--- Start of Data extract ---
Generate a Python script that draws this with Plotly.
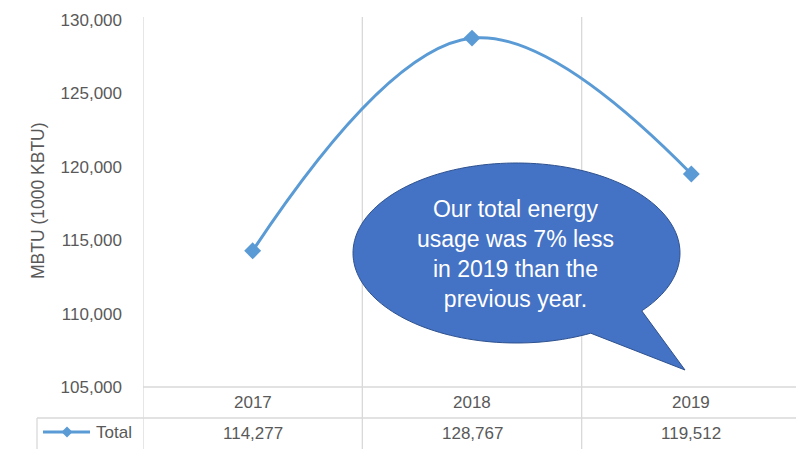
import numpy as np
import plotly.graph_objects as go

categories = ["2017", "2018", "2019"]
totals = [114277, 128767, 119512]
series_name = "Total"
y_ticks = [105000, 110000, 115000, 120000, 125000, 130000]
y_title = "MBTU (1000 KBTU)"
callout_lines = ["Our total energy", "usage was 7% less", "in 2019 than the", "previous year."]

OFF = 8  # browser body margin
SW, SH = 804, 449
W, H = SW - OFF, SH - OFF
L, R, T, B = 143, 801, 20, 387
PW, PH = R - L, B - T


def px(x):
    return (x - L) / PW


def py(y):
    return (B - y) / PH


LINE = "#5B9BD5"
GRID = "#D9D9D9"
TXT = "#595959"
FONT = "Liberation Sans"
idx = list(range(len(categories)))

fig = go.Figure()
fig.add_trace(go.Scatter(
    x=idx, y=totals, mode="lines+markers", name=series_name,
    line=dict(color=LINE, width=3, shape="spline", smoothing=1.1),
    marker=dict(symbol="diamond", size=13, color=LINE),
    showlegend=False, hoverinfo="y",
))

shapes = []
for b in [-0.5, 0.5, 1.5, 2.5]:
    shapes.append(dict(type="line", xref="x", yref="paper", x0=b, x1=b,
                       y0=py(17), y1=py(460), line=dict(color=GRID, width=1.3), layer="below"))
shapes.append(dict(type="line", xref="paper", yref="paper", x0=0, x1=1,
                   y0=py(387), y1=py(387), line=dict(color=GRID, width=1.3), layer="below"))
shapes.append(dict(type="line", xref="paper", yref="paper", x0=px(37), x1=1,
                   y0=py(418), y1=py(418), line=dict(color=GRID, width=1.3), layer="below"))
shapes.append(dict(type="line", xref="paper", yref="paper", x0=px(37), x1=px(37),
                   y0=py(418), y1=py(460), line=dict(color=GRID, width=1.3), layer="below"))
shapes.append(dict(type="line", xref="paper", yref="paper", x0=px(43), x1=px(90),
                   y0=py(432), y1=py(432), line=dict(color=LINE, width=3)))
kx, ky, kr = 67, 432, 5.5
shapes.append(dict(type="path", xref="paper", yref="paper",
                   path=f"M{px(kx-kr)},{py(ky)} L{px(kx)},{py(ky-kr)} L{px(kx+kr)},{py(ky)} L{px(kx)},{py(ky+kr)} Z",
                   fillcolor=LINE, line=dict(color=LINE, width=0)))

cx, cy, rx, ry = 516.5, 253, 163.5, 90
t0, t1 = np.deg2rad(63), np.deg2rad(40 + 360)
ts = np.linspace(t0, t1, 160)
pts = [(cx + rx * np.cos(t), cy + ry * np.sin(t)) for t in ts]
pts.append((685, 370))
path = "M" + " L".join(f"{px(a):.5f},{py(b):.5f}" for a, b in pts) + " Z"
shapes.append(dict(type="path", xref="paper", yref="paper", path=path,
                   fillcolor="#4472C4", line=dict(color="#2F528F", width=1)))

annotations = []
for i, c, v in zip(idx, categories, totals):
    annotations.append(dict(x=i, xref="x", y=py(402), yref="paper", text=c, showarrow=False,
                            font=dict(family=FONT, size=17, color=TXT), xanchor="center", yanchor="middle"))
    annotations.append(dict(x=i, xref="x", y=py(433), yref="paper", text=f"{v:,}", showarrow=False,
                            font=dict(family=FONT, size=17, color=TXT), xanchor="center", yanchor="middle"))
annotations.append(dict(x=px(94), xref="paper", y=py(432), yref="paper", text=series_name, showarrow=False,
                        font=dict(family=FONT, size=17, color=TXT), xanchor="left", yanchor="middle"))
annotations.append(dict(x=px(38), xref="paper", y=py(201), yref="paper", text=y_title, showarrow=False,
                        textangle=-90, font=dict(family=FONT, size=17.5, color=TXT),
                        xanchor="center", yanchor="middle"))
annotations.append(dict(x=px(516), xref="paper", y=py(254), yref="paper",
                        text="<br>".join(callout_lines), showarrow=False, align="center",
                        font=dict(family=FONT, size=23, color="white"),
                        xanchor="center", yanchor="middle"))

fig.update_layout(
    width=W, height=H,
    margin=dict(l=L - OFF, r=SW - R, t=T - OFF, b=SH - B, pad=0),
    plot_bgcolor="white", paper_bgcolor="white",
    xaxis=dict(type="linear", range=[-0.5, 2.5], showticklabels=False, showgrid=False, zeroline=False,
               showline=False, ticks=""),
    yaxis=dict(range=[105000, 130000], tickvals=y_ticks, tickformat=",d", showgrid=False,
               zeroline=False, showline=False, ticks="", ticklabelstandoff=20,
               tickfont=dict(family=FONT, size=17, color=TXT)),
    shapes=shapes, annotations=annotations,
)
fig.write_html("out.html")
--- End of Data extract ---
*Goal*.
Take the listing and print it again exactly, but without any pictures.

*The completed task*.
Generate a Python script that draws this with Plotly.
import numpy as np
import plotly.graph_objects as go

categories = ["2017", "2018", "2019"]
totals = [114277, 128767, 119512]
series_name = "Total"
y_ticks = [105000, 110000, 115000, 120000, 125000, 130000]
y_title = "MBTU (1000 KBTU)"
callout_lines = ["Our total energy", "usage was 7% less", "in 2019 than the", "previous year."]

OFF = 8  # browser body margin
SW, SH = 804, 449
W, H = SW - OFF, SH - OFF
L, R, T, B = 143, 801, 20, 387
PW, PH = R - L, B - T


def px(x):
    return (x - L) / PW


def py(y):
    return (B - y) / PH


LINE = "#5B9BD5"
GRID = "#D9D9D9"
TXT = "#595959"
FONT = "Liberation Sans"
idx = list(range(len(categories)))

fig = go.Figure()
fig.add_trace(go.Scatter(
    x=idx, y=totals, mode="lines+markers", name=series_name,
    line=dict(color=LINE, width=3, shape="spline", smoothing=1.1),
    marker=dict(symbol="diamond", size=13, color=LINE),
    showlegend=False, hoverinfo="y",
))

shapes = []
for b in [-0.5, 0.5, 1.5, 2.5]:
    shapes.append(dict(type="line", xref="x", yref="paper", x0=b, x1=b,
                       y0=py(17), y1=py(460), line=dict(color=GRID, width=1.3), layer="below"))
shapes.append(dict(type="line", xref="paper", yref="paper", x0=0, x1=1,
                   y0=py(387), y1=py(387), line=dict(color=GRID, width=1.3), layer="below"))
shapes.append(dict(type="line", xref="paper", yref="paper", x0=px(37), x1=1,
                   y0=py(418), y1=py(418), line=dict(color=GRID, width=1.3), layer="below"))
shapes.append(dict(type="line", xref="paper", yref="paper", x0=px(37), x1=px(37),
                   y0=py(418), y1=py(460), line=dict(color=GRID, width=1.3), layer="below"))
shapes.append(dict(type="line", xref="paper", yref="paper", x0=px(43), x1=px(90),
                   y0=py(432), y1=py(432), line=dict(color=LINE, width=3)))
kx, ky, kr = 67, 432, 5.5
shapes.append(dict(type="path", xref="paper", yref="paper",
                   path=f"M{px(kx-kr)},{py(ky)} L{px(kx)},{py(ky-kr)} L{px(kx+kr)},{py(ky)} L{px(kx)},{py(ky+kr)} Z",
                   fillcolor=LINE, line=dict(color=LINE, width=0)))

cx, cy, rx, ry = 516.5, 253, 163.5, 90
t0, t1 = np.deg2rad(63), np.deg2rad(40 + 360)
ts = np.linspace(t0, t1, 160)
pts = [(cx + rx * np.cos(t), cy + ry * np.sin(t)) for t in ts]
pts.append((685, 370))
path = "M" + " L".join(f"{px(a):.5f},{py(b):.5f}" for a, b in pts) + " Z"
shapes.append(dict(type="path", xref="paper", yref="paper", path=path,
                   fillcolor="#4472C4", line=dict(color="#2F528F", width=1)))

annotations = []
for i, c, v in zip(idx, categories, totals):
    annotations.append(dict(x=i, xref="x", y=py(402), yref="paper", text=c, showarrow=False,
                            font=dict(family=FONT, size=17, color=TXT), xanchor="center", yanchor="middle"))
    annotations.append(dict(x=i, xref="x", y=py(433), yref="paper", text=f"{v:,}", showarrow=False,
                            font=dict(family=FONT, size=17, color=TXT), xanchor="center", yanchor="middle"))
annotations.append(dict(x=px(94), xref="paper", y=py(432), yref="paper", text=series_name, showarrow=False,
                        font=dict(family=FONT, size=17, color=TXT), xanchor="left", yanchor="middle"))
annotations.append(dict(x=px(38), xref="paper", y=py(201), yref="paper", text=y_title, showarrow=False,
                        textangle=-90, font=dict(family=FONT, size=17.5, color=TXT),
                        xanchor="center", yanchor="middle"))
annotations.append(dict(x=px(516), xref="paper", y=py(254), yref="paper",
                        text="<br>".join(callout_lines), showarrow=False, align="center",
                        font=dict(family=FONT, size=23, color="white"),
                        xanchor="center", yanchor="middle"))

fig.update_layout(
    width=W, height=H,
    margin=dict(l=L - OFF, r=SW - R, t=T - OFF, b=SH - B, pad=0),
    plot_bgcolor="white", paper_bgcolor="white",
    xaxis=dict(type="linear", range=[-0.5, 2.5], showticklabels=False, showgrid=False, zeroline=False,
               showline=False, ticks=""),
    yaxis=dict(range=[105000, 130000], tickvals=y_ticks, tickformat=",d", showgrid=False,
               zeroline=False, showline=False, ticks="", ticklabelstandoff=20,
               tickfont=dict(family=FONT, size=17, color=TXT)),
    shapes=shapes, annotations=annotations,
)
fig.write_html("out.html")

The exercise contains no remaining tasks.